Читаем Terra Nipponica: Среда обитания и среда воображения полностью

Прижизненные похвалы государю были делом обычным, но и более поздние источники также описывают Дайго как императора, которому в полной мере подвластны природные силы. Он уподобляется легендарным государям древности, в правление которых при чтении императорского указа «увядшие деревья и травы вновь зеленели, покрывались цветами и плодами, а летящие в небе птицы повиновались августейшему слову». В качестве иллюстрации этого положения в более позднем источнике приводится следующий примечательный случай. Гуляя по саду «Божественного источника» (Синсэнъэн), Дайго приметил на берегу пруда цаплю и велел поймать ее. Придворный не знал, как это сделать, но тем не менее направился к цапле. «Птица стояла неподвижно, сложив крылья. "По велению государя!" – сказал придворный, и цапля распласталась в поклоне». Придворный принес цаплю государю, который в награду за послушание пожаловал птице 5-й ранг. «Государю вовсе не нужна была эта птица, он приказал ее поймать единственно для того, чтобы все убедились, как могущественно августейшее слово»[153]. Таким образом, инициатор создания «Кокинсю» выступает в качестве всемогущего повелителя природы.

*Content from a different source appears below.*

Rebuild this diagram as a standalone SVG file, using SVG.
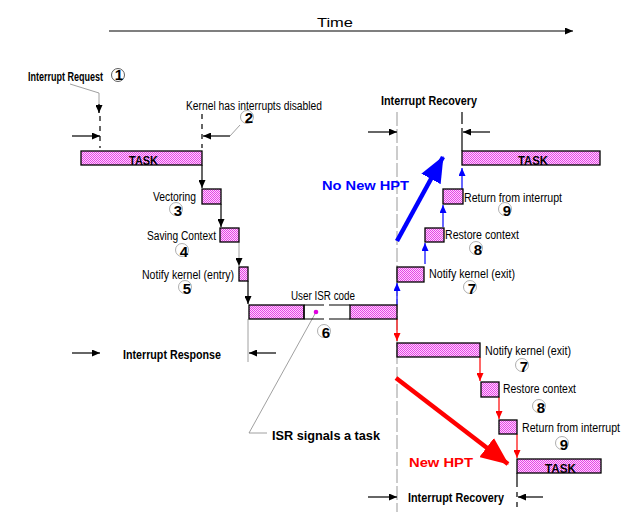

Природная тематика является ведущим элементом как в «Кокинсю», так и во всех остальных императорских антологиях: все они открывались природным циклом. В размещении стихов соблюдалась сезонная очередность и очевидность: стихи разнесены по рубрикам времен года (весна – лето – осень – зима), а внутри рубрик видно поступательное движение времени от начала сезона к его концу. Примечательно, что природные изменения описываются в антологиях в соответствии с временами года, более дробный квантификатор – месяц – задействован в меньшей степени. В Японии был принят лунный, т. е. передвижной, календарь, при котором время той или иной луны (обычно обозначалась порядковым номером) может достаточно серьезно отличаться год от года. В связи с этим состояние того или иного растения (цветение, увядание) или представителя фауны (например, осенние крики оленя, находящегося в состоянии любовного гона) указывают на «реальное» (сезонное) время с гораздо большей точностью, чем порядковые номера лун. Именно поэтому наступление весны ассоциируется не столько с календарем (с первой луной), сколько с цветением сливы и сакуры, приход лета – с кукованием кукушки и т. д. Именно поэтому наиболее популярные в антологиях растения и животные (или птицы) выступают в качестве вестников наступления того или иного времени года.

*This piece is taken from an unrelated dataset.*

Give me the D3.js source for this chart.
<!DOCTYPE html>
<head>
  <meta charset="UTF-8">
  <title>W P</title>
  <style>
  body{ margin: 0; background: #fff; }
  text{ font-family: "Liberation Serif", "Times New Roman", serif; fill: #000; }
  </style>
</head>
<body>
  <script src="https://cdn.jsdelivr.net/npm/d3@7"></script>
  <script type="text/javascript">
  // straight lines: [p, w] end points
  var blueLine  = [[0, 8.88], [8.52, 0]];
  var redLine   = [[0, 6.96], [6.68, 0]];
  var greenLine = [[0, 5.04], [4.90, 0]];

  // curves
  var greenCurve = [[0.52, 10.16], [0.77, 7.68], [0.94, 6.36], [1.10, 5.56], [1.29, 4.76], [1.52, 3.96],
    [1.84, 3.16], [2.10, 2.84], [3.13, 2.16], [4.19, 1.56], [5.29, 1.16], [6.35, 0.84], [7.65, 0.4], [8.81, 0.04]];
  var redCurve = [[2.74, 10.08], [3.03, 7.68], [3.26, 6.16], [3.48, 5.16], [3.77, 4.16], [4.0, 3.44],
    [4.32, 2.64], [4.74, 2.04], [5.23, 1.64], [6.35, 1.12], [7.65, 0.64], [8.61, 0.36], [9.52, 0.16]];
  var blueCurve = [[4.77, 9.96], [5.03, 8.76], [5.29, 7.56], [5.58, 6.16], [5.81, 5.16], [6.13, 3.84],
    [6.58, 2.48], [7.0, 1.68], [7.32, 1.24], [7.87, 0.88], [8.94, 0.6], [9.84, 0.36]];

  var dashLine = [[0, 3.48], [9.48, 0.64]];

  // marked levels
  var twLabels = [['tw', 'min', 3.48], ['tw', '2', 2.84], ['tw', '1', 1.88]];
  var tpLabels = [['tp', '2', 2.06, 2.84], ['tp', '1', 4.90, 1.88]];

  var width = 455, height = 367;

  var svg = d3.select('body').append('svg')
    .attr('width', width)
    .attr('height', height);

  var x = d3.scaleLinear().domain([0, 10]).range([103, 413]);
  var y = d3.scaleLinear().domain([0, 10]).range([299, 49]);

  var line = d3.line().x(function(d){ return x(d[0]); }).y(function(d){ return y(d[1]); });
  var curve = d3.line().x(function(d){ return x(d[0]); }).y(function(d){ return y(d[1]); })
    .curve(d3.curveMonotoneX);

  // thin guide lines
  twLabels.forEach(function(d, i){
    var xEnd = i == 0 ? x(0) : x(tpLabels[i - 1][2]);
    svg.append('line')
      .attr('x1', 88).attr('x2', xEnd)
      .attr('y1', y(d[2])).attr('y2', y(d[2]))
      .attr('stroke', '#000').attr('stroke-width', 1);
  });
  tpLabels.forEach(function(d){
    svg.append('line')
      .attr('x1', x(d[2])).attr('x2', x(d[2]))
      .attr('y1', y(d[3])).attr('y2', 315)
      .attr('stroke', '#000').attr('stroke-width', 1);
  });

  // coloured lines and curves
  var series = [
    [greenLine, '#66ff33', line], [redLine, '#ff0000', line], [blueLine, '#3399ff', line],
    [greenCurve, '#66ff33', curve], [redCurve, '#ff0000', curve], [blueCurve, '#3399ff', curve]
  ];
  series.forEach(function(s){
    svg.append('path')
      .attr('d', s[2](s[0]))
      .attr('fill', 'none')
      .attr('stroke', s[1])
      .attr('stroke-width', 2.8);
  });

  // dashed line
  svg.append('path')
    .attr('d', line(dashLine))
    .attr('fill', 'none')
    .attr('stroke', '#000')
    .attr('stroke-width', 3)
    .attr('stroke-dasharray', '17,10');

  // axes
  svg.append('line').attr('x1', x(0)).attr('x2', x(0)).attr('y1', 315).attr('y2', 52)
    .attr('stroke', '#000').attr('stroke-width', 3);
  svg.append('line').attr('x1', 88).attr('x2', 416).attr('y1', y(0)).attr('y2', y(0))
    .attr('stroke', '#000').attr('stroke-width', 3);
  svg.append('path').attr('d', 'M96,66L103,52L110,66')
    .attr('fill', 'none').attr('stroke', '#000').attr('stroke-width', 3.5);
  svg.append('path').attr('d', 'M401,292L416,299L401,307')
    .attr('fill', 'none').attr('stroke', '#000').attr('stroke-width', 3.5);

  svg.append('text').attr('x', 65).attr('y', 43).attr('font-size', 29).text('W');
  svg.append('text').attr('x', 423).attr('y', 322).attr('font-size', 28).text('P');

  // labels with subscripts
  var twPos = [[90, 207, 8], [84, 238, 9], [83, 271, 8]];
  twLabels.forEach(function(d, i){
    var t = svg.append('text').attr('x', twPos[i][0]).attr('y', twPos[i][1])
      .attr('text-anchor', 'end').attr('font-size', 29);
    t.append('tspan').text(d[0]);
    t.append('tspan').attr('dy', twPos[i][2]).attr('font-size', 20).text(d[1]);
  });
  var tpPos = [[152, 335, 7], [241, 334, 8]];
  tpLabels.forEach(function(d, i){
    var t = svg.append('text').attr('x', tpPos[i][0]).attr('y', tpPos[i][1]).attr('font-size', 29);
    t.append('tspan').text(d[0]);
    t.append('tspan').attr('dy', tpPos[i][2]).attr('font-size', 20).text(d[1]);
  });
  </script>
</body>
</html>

Все, что связано с правильным чередованием времен года, имело в японской культуре повышенный статус. Божественная (белая) черепаха – благоприятный знак и священное животное, которому, в частности, приписывается свойство менять свой окрас в зависимости от времени года. Когда императрице Кокэн преподнесли очередную белую черепаху, астрологи представили свои соображения по этому поводу. Среди прочего со ссылкой на «Ши цзи», в них говорилось: «Божественная черепаха – небесное сокровище. Она меняется вместе со всеми вещами, она меняет цвет в соответствии с четырьмя временами года. Она скрывает место своего обитания, когда насиживает яйца – не ест. Весной она зеленая, летом – красная, осенью – белая, зимой – черная»[154].

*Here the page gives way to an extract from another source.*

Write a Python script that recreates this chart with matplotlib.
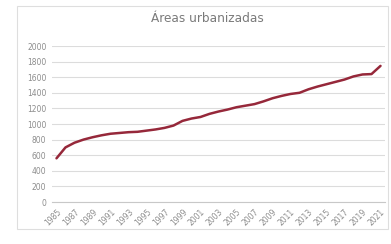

Поэты были подобны такой черепахе: они следовали вслед за циклическим годовым временем и менялись вместе с ним точно так же, как менялась природа вокруг них. Их эмоции входили (обязаны были входить!) в резонанс с природными колебаниями, в результате чего и появлялось новое стихотворение. По сравнению с китаеязычными антологиями такая организация поэтического пространства была настоящим новшеством. В китайских императорских антологиях стихи часто располагаются сообразно рангам их авторов или же в соответствии с китайским жанровым делением, в котором отсутствуют времена года. В японоязычных же антологиях последовательность расположениях стихов определяется порядком не государственным, а природным. Разумеется, попасть в антологию имели возможность лица только социально избранные (как правило, там не могло быть авторов ниже пятого ранга), но все-таки это была другая иерархия.

Перейти на страницу:

Похожие книги

Время, вперед!
Время, вперед!

Слова Маяковского «Время, вперед!» лучше любых политических лозунгов характеризуют атмосферу, в которой возникала советская культурная политика. Настоящее издание стремится заявить особую предметную и методологическую перспективу изучения советской культурной истории. Советское общество рассматривается как пространство радикального проектирования и экспериментирования в области культурной политики, которая была отнюдь не однородна, часто разнонаправленна, а иногда – хаотична и противоречива. Это уникальный исторический пример государственной управленческой интервенции в область культуры.Авторы попытались оценить социальную жизнеспособность институтов, сформировавшихся в нашем обществе как благодаря, так и вопреки советской культурной политике, равно как и последствия слома и упадка некоторых из них.Книга адресована широкому кругу читателей – культурологам, социологам, политологам, историкам и всем интересующимся советской историей и советской культурой.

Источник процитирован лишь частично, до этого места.